Renormalization group defects for boundary flows

TL;DR

This paper introduces boundary condition changing fields, called RG defect fields, for boundary RG flows in two-dimensional models, providing a new way to understand the operator expansion at fixed points and verifying the approach with explicit calculations.

Contribution

It proposes the concept of RG defect fields linking UV and IR boundary conditions and offers an explicit expression for their pairing, supported by calculations in minimal models.

Findings

Proposed RG defect fields for boundary flows in minimal models.

Derived an expression for operator pairing via four-point functions.

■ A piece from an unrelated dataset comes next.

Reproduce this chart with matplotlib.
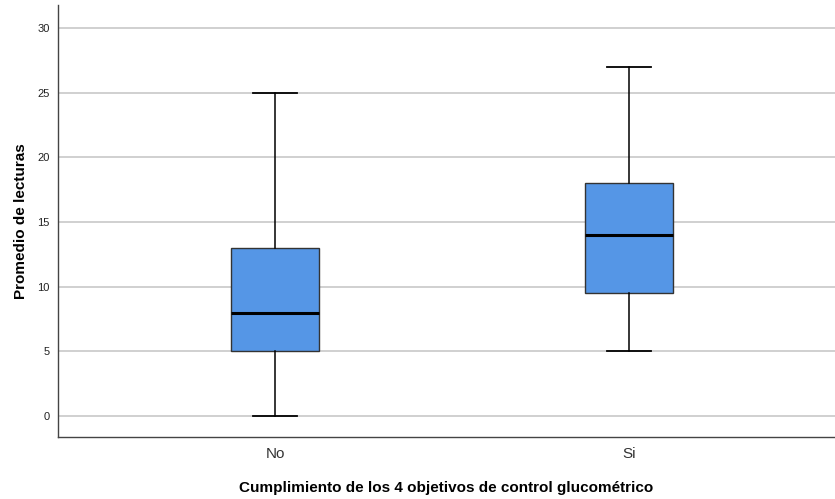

Validated the conjecture through explicit calculations for specific flows.

Abstract

Recently Gaiotto [1] considered conformal defects which produce an expansion of infrared local fields in terms of the ultraviolet ones for a given renormalization group flow. In this paper we propose that for a boundary RG flow in two dimensions there exist boundary condition changing fields (RG defect fields) linking the UV and the IR conformal boundary conditions which carry similar information on the expansion of boundary fields at the fixed points. We propose an expression for a pairing between IR and UV operators in terms of a four-point function with two insertions of the RG defect fields. For the boundary flows in minimal models triggered by \psi_{13} perturbation we make an explicit proposal for the RG defect fields. We check our conjecture by a number of calculations done for the example of (p,2)--> (p-1,1)+(p+1,1) flows.